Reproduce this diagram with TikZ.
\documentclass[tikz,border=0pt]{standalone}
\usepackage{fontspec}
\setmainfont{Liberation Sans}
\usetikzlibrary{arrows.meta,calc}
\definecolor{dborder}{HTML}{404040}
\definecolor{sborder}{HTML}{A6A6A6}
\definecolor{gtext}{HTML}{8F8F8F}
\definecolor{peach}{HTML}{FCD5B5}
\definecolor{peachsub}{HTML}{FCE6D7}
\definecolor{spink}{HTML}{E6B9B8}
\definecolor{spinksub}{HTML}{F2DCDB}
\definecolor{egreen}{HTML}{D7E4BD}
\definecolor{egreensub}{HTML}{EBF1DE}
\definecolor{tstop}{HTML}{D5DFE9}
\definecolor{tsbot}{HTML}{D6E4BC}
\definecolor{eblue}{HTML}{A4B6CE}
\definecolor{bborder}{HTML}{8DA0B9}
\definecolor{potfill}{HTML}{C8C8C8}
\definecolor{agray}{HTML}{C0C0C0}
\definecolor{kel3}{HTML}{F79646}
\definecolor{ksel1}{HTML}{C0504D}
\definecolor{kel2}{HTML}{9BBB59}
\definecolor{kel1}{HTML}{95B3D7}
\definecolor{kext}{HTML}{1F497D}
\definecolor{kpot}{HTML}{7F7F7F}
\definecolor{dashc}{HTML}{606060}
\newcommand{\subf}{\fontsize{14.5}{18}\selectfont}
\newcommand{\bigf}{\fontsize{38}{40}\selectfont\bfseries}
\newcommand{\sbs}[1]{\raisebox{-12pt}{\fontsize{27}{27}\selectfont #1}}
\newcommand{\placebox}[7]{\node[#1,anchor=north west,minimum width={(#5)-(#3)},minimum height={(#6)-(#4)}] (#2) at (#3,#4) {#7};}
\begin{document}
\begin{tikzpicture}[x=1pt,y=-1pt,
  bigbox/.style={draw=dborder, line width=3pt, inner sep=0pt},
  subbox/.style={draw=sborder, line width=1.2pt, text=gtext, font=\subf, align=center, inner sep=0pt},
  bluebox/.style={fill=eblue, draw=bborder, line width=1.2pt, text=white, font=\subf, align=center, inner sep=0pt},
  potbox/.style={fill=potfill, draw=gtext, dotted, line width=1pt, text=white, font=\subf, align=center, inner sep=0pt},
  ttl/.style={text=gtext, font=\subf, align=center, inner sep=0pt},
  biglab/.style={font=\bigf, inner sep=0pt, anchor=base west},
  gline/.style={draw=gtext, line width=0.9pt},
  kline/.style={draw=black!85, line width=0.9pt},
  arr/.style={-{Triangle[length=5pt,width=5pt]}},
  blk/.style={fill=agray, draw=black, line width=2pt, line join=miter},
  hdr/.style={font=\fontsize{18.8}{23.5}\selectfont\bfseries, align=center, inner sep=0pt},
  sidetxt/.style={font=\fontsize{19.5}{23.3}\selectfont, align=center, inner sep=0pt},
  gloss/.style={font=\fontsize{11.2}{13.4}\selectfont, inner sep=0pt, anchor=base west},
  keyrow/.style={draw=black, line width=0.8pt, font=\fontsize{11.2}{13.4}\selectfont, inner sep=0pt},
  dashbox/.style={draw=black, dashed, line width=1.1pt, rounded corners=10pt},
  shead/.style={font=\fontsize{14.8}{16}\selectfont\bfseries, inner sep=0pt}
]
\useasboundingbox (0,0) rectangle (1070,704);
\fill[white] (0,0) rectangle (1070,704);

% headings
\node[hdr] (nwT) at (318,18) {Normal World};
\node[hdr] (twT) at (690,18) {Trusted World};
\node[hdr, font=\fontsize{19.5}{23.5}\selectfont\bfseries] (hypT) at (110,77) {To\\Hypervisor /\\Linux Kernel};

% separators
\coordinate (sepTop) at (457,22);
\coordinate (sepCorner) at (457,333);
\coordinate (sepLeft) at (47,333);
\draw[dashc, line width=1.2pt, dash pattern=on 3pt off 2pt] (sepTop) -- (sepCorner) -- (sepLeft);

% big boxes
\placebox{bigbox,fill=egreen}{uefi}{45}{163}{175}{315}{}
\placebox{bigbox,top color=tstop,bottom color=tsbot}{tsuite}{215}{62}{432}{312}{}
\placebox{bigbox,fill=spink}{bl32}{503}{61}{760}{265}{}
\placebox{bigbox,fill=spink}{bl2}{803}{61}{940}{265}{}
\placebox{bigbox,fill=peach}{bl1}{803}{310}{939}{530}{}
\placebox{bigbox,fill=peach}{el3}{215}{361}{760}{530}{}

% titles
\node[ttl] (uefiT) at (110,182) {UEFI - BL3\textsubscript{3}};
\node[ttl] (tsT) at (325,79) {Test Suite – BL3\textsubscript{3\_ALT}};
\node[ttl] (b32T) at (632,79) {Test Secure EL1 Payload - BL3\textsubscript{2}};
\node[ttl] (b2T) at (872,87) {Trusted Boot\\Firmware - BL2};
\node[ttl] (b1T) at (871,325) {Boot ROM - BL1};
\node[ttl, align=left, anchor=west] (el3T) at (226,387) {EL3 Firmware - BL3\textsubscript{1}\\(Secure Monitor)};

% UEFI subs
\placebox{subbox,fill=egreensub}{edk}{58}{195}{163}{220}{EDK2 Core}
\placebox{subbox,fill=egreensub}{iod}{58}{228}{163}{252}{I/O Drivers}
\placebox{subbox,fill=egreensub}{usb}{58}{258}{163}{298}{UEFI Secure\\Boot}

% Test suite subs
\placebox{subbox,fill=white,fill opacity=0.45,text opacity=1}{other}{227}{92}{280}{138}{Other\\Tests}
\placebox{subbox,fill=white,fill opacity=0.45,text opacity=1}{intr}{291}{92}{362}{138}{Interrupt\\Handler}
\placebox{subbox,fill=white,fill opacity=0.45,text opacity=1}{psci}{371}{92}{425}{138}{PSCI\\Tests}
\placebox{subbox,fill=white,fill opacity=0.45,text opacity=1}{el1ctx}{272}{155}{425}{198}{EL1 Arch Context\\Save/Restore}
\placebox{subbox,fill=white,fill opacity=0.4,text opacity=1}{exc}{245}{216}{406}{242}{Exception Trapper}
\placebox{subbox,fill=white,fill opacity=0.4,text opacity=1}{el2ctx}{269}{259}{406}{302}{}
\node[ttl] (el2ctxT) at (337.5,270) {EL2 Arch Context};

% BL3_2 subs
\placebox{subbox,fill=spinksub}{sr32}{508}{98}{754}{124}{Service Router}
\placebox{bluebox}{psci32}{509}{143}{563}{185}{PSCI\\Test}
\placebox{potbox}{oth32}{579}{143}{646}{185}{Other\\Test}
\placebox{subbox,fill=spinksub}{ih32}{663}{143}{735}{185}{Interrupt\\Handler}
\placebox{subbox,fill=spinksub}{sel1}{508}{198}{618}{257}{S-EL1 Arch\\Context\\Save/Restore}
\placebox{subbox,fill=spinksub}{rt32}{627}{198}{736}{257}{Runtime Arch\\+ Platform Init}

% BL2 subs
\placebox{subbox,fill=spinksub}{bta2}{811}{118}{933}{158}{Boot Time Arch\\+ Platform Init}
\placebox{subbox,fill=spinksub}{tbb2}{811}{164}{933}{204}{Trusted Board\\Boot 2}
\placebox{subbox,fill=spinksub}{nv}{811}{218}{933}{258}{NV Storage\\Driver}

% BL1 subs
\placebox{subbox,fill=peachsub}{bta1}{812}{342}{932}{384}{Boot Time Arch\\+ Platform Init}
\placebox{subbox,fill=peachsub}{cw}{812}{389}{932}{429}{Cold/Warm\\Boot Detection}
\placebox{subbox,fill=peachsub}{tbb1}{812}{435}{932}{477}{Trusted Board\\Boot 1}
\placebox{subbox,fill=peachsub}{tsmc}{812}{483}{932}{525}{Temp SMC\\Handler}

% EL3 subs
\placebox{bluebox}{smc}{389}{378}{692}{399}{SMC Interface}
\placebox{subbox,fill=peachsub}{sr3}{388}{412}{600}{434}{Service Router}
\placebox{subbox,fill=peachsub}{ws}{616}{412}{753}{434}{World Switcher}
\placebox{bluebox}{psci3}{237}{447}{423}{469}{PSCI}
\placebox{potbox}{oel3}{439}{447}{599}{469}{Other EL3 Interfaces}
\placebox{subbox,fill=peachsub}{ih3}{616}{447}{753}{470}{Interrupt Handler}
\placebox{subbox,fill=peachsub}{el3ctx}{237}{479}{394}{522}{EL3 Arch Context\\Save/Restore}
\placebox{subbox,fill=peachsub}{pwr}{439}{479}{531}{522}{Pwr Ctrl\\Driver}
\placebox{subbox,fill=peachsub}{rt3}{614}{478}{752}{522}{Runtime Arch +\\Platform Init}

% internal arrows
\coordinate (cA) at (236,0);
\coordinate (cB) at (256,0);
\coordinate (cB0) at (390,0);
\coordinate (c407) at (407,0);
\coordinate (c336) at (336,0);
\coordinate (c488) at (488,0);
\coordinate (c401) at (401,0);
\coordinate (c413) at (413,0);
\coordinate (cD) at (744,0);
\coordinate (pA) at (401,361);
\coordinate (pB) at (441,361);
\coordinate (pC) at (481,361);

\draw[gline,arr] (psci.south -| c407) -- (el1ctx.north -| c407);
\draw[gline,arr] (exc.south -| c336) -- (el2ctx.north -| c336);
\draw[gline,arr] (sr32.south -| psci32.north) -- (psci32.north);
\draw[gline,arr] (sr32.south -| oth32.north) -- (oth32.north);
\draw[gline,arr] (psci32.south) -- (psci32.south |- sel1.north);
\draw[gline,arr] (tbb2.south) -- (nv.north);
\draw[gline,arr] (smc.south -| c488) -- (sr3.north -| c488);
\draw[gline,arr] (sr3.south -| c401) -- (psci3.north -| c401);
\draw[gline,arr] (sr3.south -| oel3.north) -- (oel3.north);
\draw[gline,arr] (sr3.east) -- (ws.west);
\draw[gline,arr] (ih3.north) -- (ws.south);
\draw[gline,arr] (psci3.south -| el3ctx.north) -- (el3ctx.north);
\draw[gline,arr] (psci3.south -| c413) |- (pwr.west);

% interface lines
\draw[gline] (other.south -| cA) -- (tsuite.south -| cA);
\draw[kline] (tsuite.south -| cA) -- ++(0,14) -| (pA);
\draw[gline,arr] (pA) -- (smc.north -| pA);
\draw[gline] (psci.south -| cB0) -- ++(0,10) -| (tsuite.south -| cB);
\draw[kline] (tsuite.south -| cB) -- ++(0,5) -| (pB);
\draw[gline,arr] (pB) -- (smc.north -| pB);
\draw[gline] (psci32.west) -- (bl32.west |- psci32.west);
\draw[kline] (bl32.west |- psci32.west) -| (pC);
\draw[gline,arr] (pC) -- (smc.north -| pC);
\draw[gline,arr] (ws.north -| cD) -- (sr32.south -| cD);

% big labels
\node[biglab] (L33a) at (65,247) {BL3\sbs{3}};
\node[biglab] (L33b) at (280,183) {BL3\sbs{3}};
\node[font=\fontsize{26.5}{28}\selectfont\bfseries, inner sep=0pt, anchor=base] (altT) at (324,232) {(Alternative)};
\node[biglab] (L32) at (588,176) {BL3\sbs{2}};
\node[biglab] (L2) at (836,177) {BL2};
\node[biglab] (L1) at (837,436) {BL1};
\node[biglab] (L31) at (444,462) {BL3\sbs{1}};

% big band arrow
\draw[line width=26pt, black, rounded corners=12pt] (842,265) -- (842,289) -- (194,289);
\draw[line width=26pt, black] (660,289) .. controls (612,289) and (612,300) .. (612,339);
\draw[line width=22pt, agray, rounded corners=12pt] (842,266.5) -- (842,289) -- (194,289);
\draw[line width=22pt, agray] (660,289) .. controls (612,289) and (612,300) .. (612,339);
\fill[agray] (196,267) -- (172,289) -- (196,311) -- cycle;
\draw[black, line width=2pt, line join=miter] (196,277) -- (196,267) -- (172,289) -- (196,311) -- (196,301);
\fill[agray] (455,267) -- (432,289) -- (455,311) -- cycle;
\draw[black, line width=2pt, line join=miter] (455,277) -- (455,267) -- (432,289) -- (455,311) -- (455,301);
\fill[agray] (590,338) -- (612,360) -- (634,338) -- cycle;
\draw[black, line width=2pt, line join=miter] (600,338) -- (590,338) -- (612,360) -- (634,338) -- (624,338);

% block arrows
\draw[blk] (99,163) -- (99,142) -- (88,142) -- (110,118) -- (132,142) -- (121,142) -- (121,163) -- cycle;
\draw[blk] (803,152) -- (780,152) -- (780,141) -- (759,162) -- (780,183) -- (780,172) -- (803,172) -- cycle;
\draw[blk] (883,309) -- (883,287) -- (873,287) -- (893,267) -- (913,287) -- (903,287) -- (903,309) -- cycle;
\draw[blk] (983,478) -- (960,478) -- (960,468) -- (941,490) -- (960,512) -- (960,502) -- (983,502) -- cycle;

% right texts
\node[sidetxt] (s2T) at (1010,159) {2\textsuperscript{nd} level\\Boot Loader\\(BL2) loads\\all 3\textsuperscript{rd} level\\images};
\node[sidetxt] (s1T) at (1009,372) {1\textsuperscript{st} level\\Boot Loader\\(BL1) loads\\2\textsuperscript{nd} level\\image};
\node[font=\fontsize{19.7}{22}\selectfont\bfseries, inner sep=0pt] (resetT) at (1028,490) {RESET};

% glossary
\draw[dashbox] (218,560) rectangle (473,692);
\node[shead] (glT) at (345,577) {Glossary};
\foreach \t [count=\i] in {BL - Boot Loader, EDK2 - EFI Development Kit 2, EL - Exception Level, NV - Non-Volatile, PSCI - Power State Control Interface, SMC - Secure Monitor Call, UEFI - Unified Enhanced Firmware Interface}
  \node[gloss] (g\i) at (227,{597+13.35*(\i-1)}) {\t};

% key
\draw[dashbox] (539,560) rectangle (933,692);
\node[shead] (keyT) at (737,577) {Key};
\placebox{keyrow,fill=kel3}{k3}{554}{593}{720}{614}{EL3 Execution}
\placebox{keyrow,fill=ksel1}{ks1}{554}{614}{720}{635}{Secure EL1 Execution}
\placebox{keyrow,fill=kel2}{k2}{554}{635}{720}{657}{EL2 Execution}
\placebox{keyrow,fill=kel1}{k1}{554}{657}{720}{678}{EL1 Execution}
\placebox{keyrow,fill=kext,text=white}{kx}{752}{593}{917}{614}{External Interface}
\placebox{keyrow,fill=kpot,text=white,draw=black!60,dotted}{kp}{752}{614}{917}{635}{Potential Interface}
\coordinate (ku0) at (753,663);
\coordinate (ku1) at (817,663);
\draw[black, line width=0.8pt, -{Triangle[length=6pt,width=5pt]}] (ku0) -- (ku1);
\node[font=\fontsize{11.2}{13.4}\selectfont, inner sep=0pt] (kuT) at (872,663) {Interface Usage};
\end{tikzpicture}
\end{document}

====

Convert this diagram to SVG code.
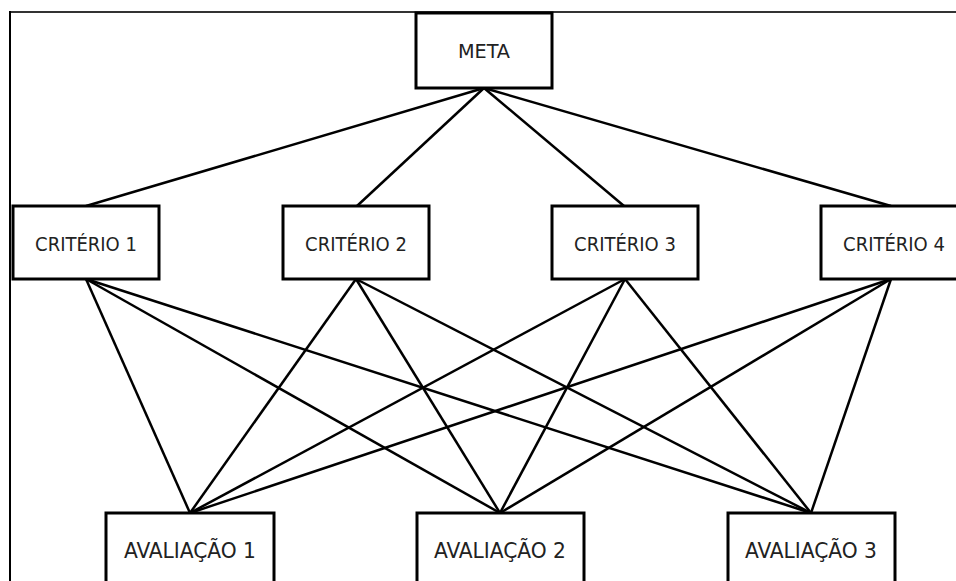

====

→ What is required
Copy out each line of the records where the string "diagram" appears.

→ Result for this exercise
Reproduce this diagram with TikZ.
Convert this diagram to SVG code.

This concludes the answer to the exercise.